Abstract
In this chapter, the second of the processes in the traditional sequence of courses that comprise the calculus curriculum, “integral calculus”, is examined in terms of its algebraic foundation. A new paradigm is proposed that views “integration”, also often designated as “anti- (or inverse) differentiation”, as a form of infinity multiplied by zero. Such a protocol is demonstrated as being the inverse operation to the previously developed process of differentiation in Chapter 3. However, unlike the function produced by the process of differentiation, this inverse is either not unique and needs to be supplemented with an arbitrary unspecified constant (which is addended to the generated function) or a set of limits.
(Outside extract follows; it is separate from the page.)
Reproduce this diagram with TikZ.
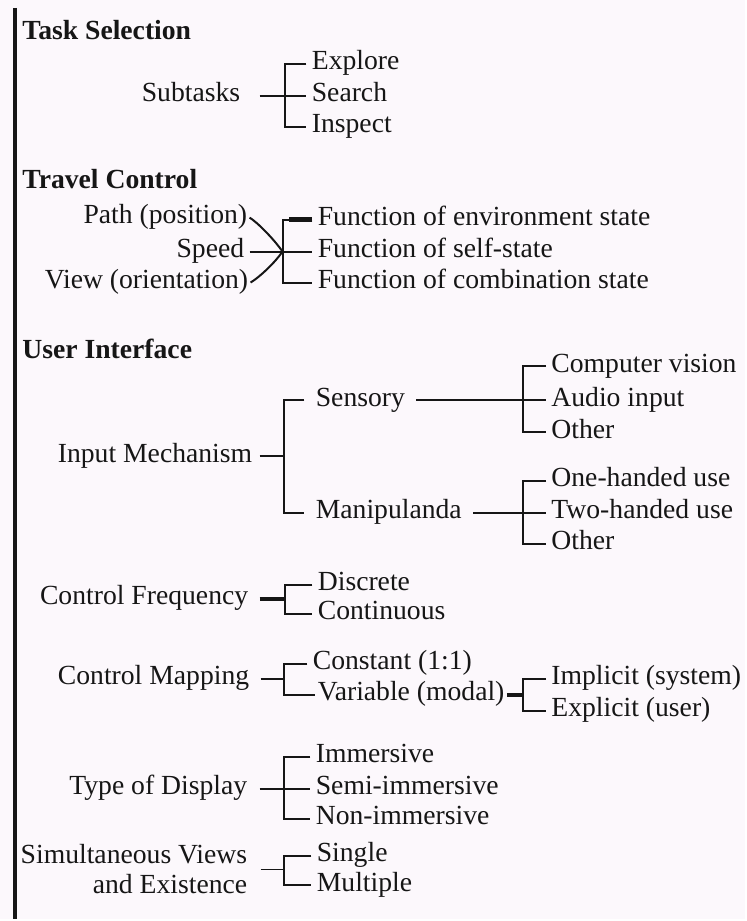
\documentclass[tikz,border=0pt]{standalone}
\usepackage{fontspec}
\setmainfont{Liberation Serif}
\definecolor{tvpaper}{RGB}{252,248,252}
\definecolor{tvink}{RGB}{22,22,22}
\newcommand{\tvfont}{\fontsize{13.85}{15}\selectfont}
\tikzset{
  lbl/.style={inner ysep=0pt, text height=0.76em, text depth=0.18em, text=tvink},
  hdr/.style={lbl, anchor=west, inner xsep=0pt, font=\tvfont\bfseries},
  root/.style={lbl, anchor=east, inner xsep=5.5pt, font=\tvfont},
  leaf/.style={lbl, anchor=west, inner xsep=2.5pt, font=\tvfont},
  brk/.style={line width=1pt, tvink},
  stub/.style={line width=2.2pt, tvink},
}

\begin{document}
\begin{tikzpicture}[x=0.5pt, y=-0.5pt]
        \fill[tvpaper] (0,0) rectangle (746,921);
        \draw[line width=1.6pt, tvink] (15,8) -- (15,921);

        \node[hdr](ts) at (22,34){Task Selection};
        \node[root, inner xsep=9.5pt](sub) at (260,96){Subtasks};
        \coordinate (jsub) at (285,96);
        \node[leaf](expl) at (307,64){Explore};
        \node[leaf](srch) at (307,96){Search};
        \node[leaf](insp) at (307,127){Inspect};
        \draw[brk](sub.east)--(srch.west);
        \draw[brk](expl.west)-|(jsub)|-(insp.west);

        \node[hdr](tc) at (22,183){Travel Control};
        \node[root, inner xsep=1pt](path) at (250,218){Path (position)};
        \node[root, inner xsep=2.5pt](speed) at (250,252){Speed};
        \node[root, inner xsep=1pt](view) at (251,283){View (orientation)};
        \coordinate (jtc) at (283,252);
        \node[leaf](fenv) at (313,220){Function of environment state};
        \node[leaf](fself) at (313,252){Function of self-state};
        \node[leaf](fcomb) at (313,283){Function of combination state};
        \draw[brk](path.east) .. controls +(7,4) and +(-9,-13) .. (jtc);
        \draw[brk](view.east) .. controls +(7,-4) and +(-9,13) .. (jtc);
        \draw[brk](speed.east)--(fself.west);
        \draw[brk](fenv.west)-|(jtc)|-(fcomb.west);
        \draw[stub](fenv.west)--([xshift=3pt]fenv.west -| jtc);

        \node[hdr](ui) at (22,353){User Interface};
        \node[root, inner xsep=3.5pt](inmech) at (260,457){Input Mechanism};
        \coordinate (jim) at (284,457);
        \node[leaf, inner xsep=5.5pt](sens) at (305,401){Sensory};
        \node[leaf, inner xsep=5.5pt](manip) at (305,514){Manipulanda};
        \draw[brk](inmech.east)--(jim);
        \draw[brk](sens.west)-|(jim)|-(manip.west);

        \coordinate (jsens) at (524,401);
        \node[leaf](cvis) at (547,367){Computer vision};
        \node[leaf](audio) at (547,401){Audio input};
        \node[leaf](oth1) at (547,433){Other};
        \draw[brk](sens.east)--(audio.west);
        \draw[brk](cvis.west)-|(jsens)|-(oth1.west);

        \coordinate (jmanip) at (524,514);
        \node[leaf](onehd) at (547,482){One-handed use};
        \node[leaf](twohd) at (547,514){Two-handed use};
        \node[leaf](oth2) at (547,545){Other};
        \draw[brk](manip.east)--(twohd.west);
        \draw[brk](onehd.west)-|(jmanip)|-(oth2.west);

        \node[root](cfreq) at (260,600){Control Frequency};
        \coordinate (jcf) at (285,600);
        \node[leaf](discr) at (313,586){Discrete};
        \node[leaf](contin) at (313,615){Continuous};
        \draw[stub](cfreq.east)--(jcf);
        \draw[brk](discr.west)-|(jcf)|-(contin.west);

        \node[root](cmap) at (261,680){Control Mapping};
        \coordinate (jcm) at (284,680);
        \node[leaf](const) at (308,665){Constant (1:1)};
        \node[leaf, inner xsep=1pt](var) at (316,696){Variable (modal)};
        \draw[brk](cmap.east)--(jcm);
        \draw[brk](const.west)-|(jcm)|-(var.west);

        \coordinate (jvar) at (524,696);
        \node[leaf](impl) at (547,680){Implicit (system)};
        \node[leaf](expli) at (547,712){Explicit (user)};
        \draw[stub](var.east)--(jvar);
        \draw[brk](impl.west)-|(jvar)|-(expli.west);

        \node[root, inner xsep=6pt](disp) at (260,790){Type of Display};
        \coordinate (jdisp) at (284,790);
        \node[leaf](imm) at (311,758){Immersive};
        \node[leaf](semi) at (311,790){Semi-immersive};
        \node[leaf](nonimm) at (311,820){Non-immersive};
        \draw[brk](disp.east)--(semi.west);
        \draw[brk](imm.west)-|(jdisp)|-(nonimm.west);

        \node[anchor=east, inner ysep=0pt, inner xsep=6.5pt, align=right, font=\tvfont, text=tvink](simv) at (261,871){Simultaneous Views\\and Existence};
        \coordinate (jsim) at (284,871);
        \node[leaf](single) at (312,857){Single};
        \node[leaf](multi) at (312,887){Multiple};
        \draw[brk](simv.east)--(jsim);
        \draw[brk](single.west)-|(jsim)|-(multi.west);
    \end{tikzpicture}
\end{document}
Along with “sloughing through” several of the techniques associated with such anti-differentiation, the mathematical underpinning of this inverse operation is introduced. This is then supplemented by an expansion of the horizon of “what is mathematics?” to introduce (1) a special (more advanced) function, called the Dirac delta function, which, in an altogether different manner is also subsumed by the over-arching concept of infinity multiplied by zero, and (2) the theoretical base from one limited to continuous functions (called “Riemann integration”) to a larger set that includes selected discontinuous functions (called “Lebesgue integration”).
Keywords: Anti-Derivatives, Area of Surface of Revolution, Dirac Delta, Direct Substitutions, Indirect Substitutions, Integral Calculus, Integration By Parts, Kronecker Delta, Lebesque Integral, Length of Planar Curves, Volume of Revolution (Slices vs. Shells).